Firstly, we handle the naming of columns for ease-of-access in pandas.
dfb.rename(columns={'Student ID': 'StudentID',
'Assignment: Assignment 2':'Assignment',
'Assignment: Capstone Project Submission':'ProjectSubmission',
'File: Guide for Data Preprocessing':'AccessFile',
'Forum: Activity - Build Your First Dashboard!':'Forum1',
'Forum: Activity - Reflection of Experience':'Forum2',
'Forum: Activity - Share your first RapidMiner project experience!':'Forum3',
'Forum: Activity 1- Data Analytic in Action':'Forum4',
'Interactive Content: Activity - Find the Pairs!':'Activity1',
'Interactive Content: Activity - Supervised and Unsupervised Machine Learning Video with Interactive Quiz':'Activity2',
'Interactive Content: Activity-Pair the Machine Learning Algo with Suitable Concepts':'Activity3',
'Interactive Content: Activity-Terminology':'Activity4',
'Page: Activity - Your Data Analytics Apps Experience':'Page1',
'Page: Activity -Test Your Understanding - Quizziz':'Page2',
'Page: Lecture Notes - Data Preprocessing':'Page3',
'Page: Lecture Notes - Exploratory Data Analysis':'Page4',
'Page: Lecture Notes - Introduction to Data Analytics':'Page5',
'Page: Lecture Notes - Machine Learning':'Page6',
'Page: Tutorial - Using RapidMiner for Data Analytics':'Page7',
'Page: Tutorial on Exploratory Data Analysis using Power BI':'Page8',
'Questionnaire: Self Assessment':'Questionnaire',
'Quiz: Quiz 1':'Quiz1',
'Quiz: Quiz 2':'Quiz2',
'URL: Activity-Self assessment on Data Analytics Processes':'URL',
'Binning Label':'MarksBin'},
inplace=True)
print(dfb.columns)
dfb['StudentID'] = dfb['StudentID'].str[1:]
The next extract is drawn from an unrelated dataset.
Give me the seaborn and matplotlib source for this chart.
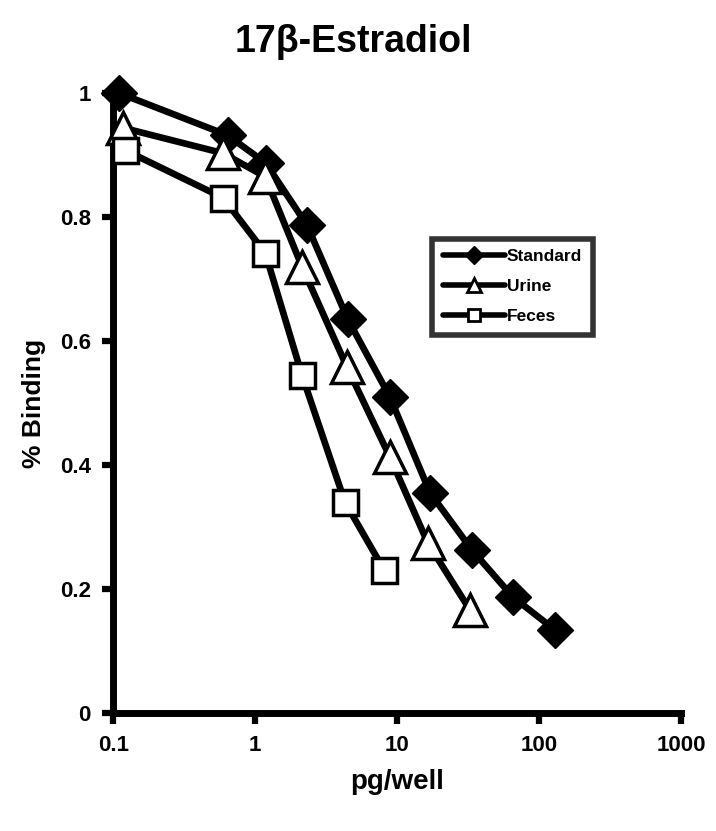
import matplotlib
matplotlib.use("Agg")
import matplotlib.pyplot as plt
from matplotlib.lines import Line2D
import seaborn as sns

sns.set_style("white")
plt.rcParams['font.family'] = ['Liberation Sans', 'DejaVu Sans']
plt.rcParams['font.weight'] = 'bold'
plt.rcParams['text.color'] = 'black'
plt.rcParams['axes.labelcolor'] = 'black'
plt.rcParams['xtick.color'] = 'black'
plt.rcParams['ytick.color'] = 'black'

# Data
std_x = [0.11, 0.64, 1.19, 2.32, 4.5, 8.9, 17.1, 33.7, 65.6, 129.7]
std_y = [1.0, 0.932, 0.887, 0.787, 0.635, 0.51, 0.355, 0.263, 0.187, 0.134]

urine_x = [0.117, 0.595, 1.18, 2.14, 4.44, 8.9, 16.5, 32.7]
urine_y = [0.944, 0.903, 0.865, 0.72, 0.558, 0.413, 0.274, 0.166]

feces_x = [0.121, 0.595, 1.18, 2.14, 4.3, 8.1]
feces_y = [0.908, 0.831, 0.742, 0.545, 0.34, 0.231]

series_names = ["Standard", "Urine", "Feces"]
x_ticks = [0.1, 1, 10, 100, 1000]
x_tick_labels = ["0.1", "1", "10", "100", "1000"]
y_ticks = [0, 0.2, 0.4, 0.6, 0.8, 1.0]
y_tick_labels = ["0", "0.2", "0.4", "0.6", "0.8", "1"]

fig = plt.figure(figsize=(7.16, 8.31), dpi=100)
ax = fig.add_axes([0.158, 0.142, 0.793, 0.746])

lw = 4.8
sns.lineplot(x=std_x, y=std_y, ax=ax, color='black', lw=lw, marker='D',
             markersize=18, markerfacecolor='black', markeredgecolor='black',
             markeredgewidth=1, clip_on=False, zorder=3)
sns.lineplot(x=urine_x, y=urine_y, ax=ax, color='black', lw=lw, marker='^',
             markersize=23, markerfacecolor='white', markeredgecolor='black',
             markeredgewidth=2.5, clip_on=False, zorder=4)
sns.lineplot(x=feces_x, y=feces_y, ax=ax, color='black', lw=lw, marker='s',
             markersize=18, markerfacecolor='white', markeredgecolor='black',
             markeredgewidth=2.5, clip_on=False, zorder=5)

ax.set_xscale('log')
ax.set_xlim(0.1, 1000)
ax.set_ylim(0, 1.0)
ax.set_xticks(x_ticks)
ax.set_xticklabels(x_tick_labels)
ax.minorticks_off()
ax.set_yticks(y_ticks)
ax.set_yticklabels(y_tick_labels)

for s in ['top', 'right']:
    ax.spines[s].set_visible(False)
for s in ['left', 'bottom']:
    ax.spines[s].set_linewidth(5)
    ax.spines[s].set_color('black')

ax.tick_params(axis='both', which='major', direction='out', length=8, width=4.5,
               color='black', labelcolor='black', labelsize=16,
               bottom=True, left=True)
ax.tick_params(axis='x', pad=8)
ax.tick_params(axis='y', pad=8)
for lab in ax.get_xticklabels() + ax.get_yticklabels():
    lab.set_fontweight('bold')

ax.set_xlabel("pg/well", fontsize=20, fontweight='bold', labelpad=9,
              color='black')
ax.set_ylabel("% Binding", fontsize=19, fontweight='bold', labelpad=10,
              color='black')
fig.text(0.493, 0.949, "17β-Estradiol", ha='center', va='center',
         fontsize=27, fontweight='bold', color='black')

handles = [
    Line2D([], [], color='black', lw=4, marker='D', markersize=9,
           markerfacecolor='black'),
    Line2D([], [], color='black', lw=4, marker='^', markersize=10,
           markerfacecolor='white', markeredgewidth=2),
    Line2D([], [], color='black', lw=4, marker='s', markersize=9,
           markerfacecolor='white', markeredgewidth=2),
]
leg = ax.legend(handles, series_names, loc='upper left',
                bbox_to_anchor=(0.562, 0.765), frameon=True, fancybox=False,
                edgecolor='black', handlelength=3.6, handletextpad=0.1,
                labelspacing=0.85, borderpad=0.6, borderaxespad=0,
                prop={'weight': 'bold', 'size': 12.5})
leg.get_frame().set_linewidth(4)
for t in leg.get_texts():
    t.set_color('black')

fig.savefig("out.png", dpi=100)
dfb['StudentID'] = pd.to_numeric(dfb['StudentID'])
dfb.info()
dfb1 = dfb[['StudentID', 'Assignment', 'ProjectSubmission',
'AccessFile', 'Forum1', 'Forum2', 'Forum3', 'Forum4', 'Activity1',
'Activity2', 'Activity3', 'Activity4', 'Page1', 'Page2', 'Page3',
'Page4', 'Page5', 'Page6', 'Page7', 'Page8', 'Questionnaire', 'Quiz1',
'Quiz2', 'URL', 'MarksBin']]
dfb1.info()
dfb1.describe()
The describe() function is used to generate descriptive statistics that summarize the central tendency, dispersion, and shape of a dataset’s distribution, excluding NaN values.
dfb1.hist(figsize=(16, 15), bins=50, xlabelsize=8, ylabelsize=8); # ; avoid having the matplotlib verbose informations
To create a histogram, we use the pandas hist() method. Calling the hist() method on a pandas data frame will return histograms for all non-nuisance series in the data frame. A histogram allows us to see the distribution for all non-nuisance series variable.
A scatter plot (aka scatter chart, scatter graph) uses dots to represent values for two different numeric variables. The position of each dot on the horizontal and vertical axis indicates values for an individual data point. We use scatter plots to observe relationships between variables.
for i in range(0, len(dfb1.columns), 10):
sns.pairplot(data=dfb1,
x_vars=dfb1.columns[i:i+5],
y_vars=['MarksBin'])
corr() is used to find the pairwise correlation of all columns in the data frame. Any null values are automatically excluded. For any non-numeric data type columns in the data frame, it is ignored.
dfb1_corr = dfb1.corr()['MarksBin'][:-1] # -1 because the last column is MarksBin
golden_features_list = dfb1_corr[abs(dfb1_corr) > 0.2].sort_values(ascending=False)
print("There is {} strongly correlated values with MarksBin:\n{}".format(len(golden_features_list), golden_features_list))
For this dataset, there are 5 variables that have correlation with more than 0.2.
corr = dfb1.drop('MarksBin', axis=1).corr() # We already examined MarksBin correlations
plt.figure(figsize=(12, 10))
sns.heatmap(corr[(corr >= 0.2) | (corr <= -0.1)],
cmap='viridis', vmax=1.0, vmin=-1.0, linewidths=0.1,
annot=True, annot_kws={"size": 8}, square=True);
Correlation is a statistic that measures the degree to which two variables move in relation to each other.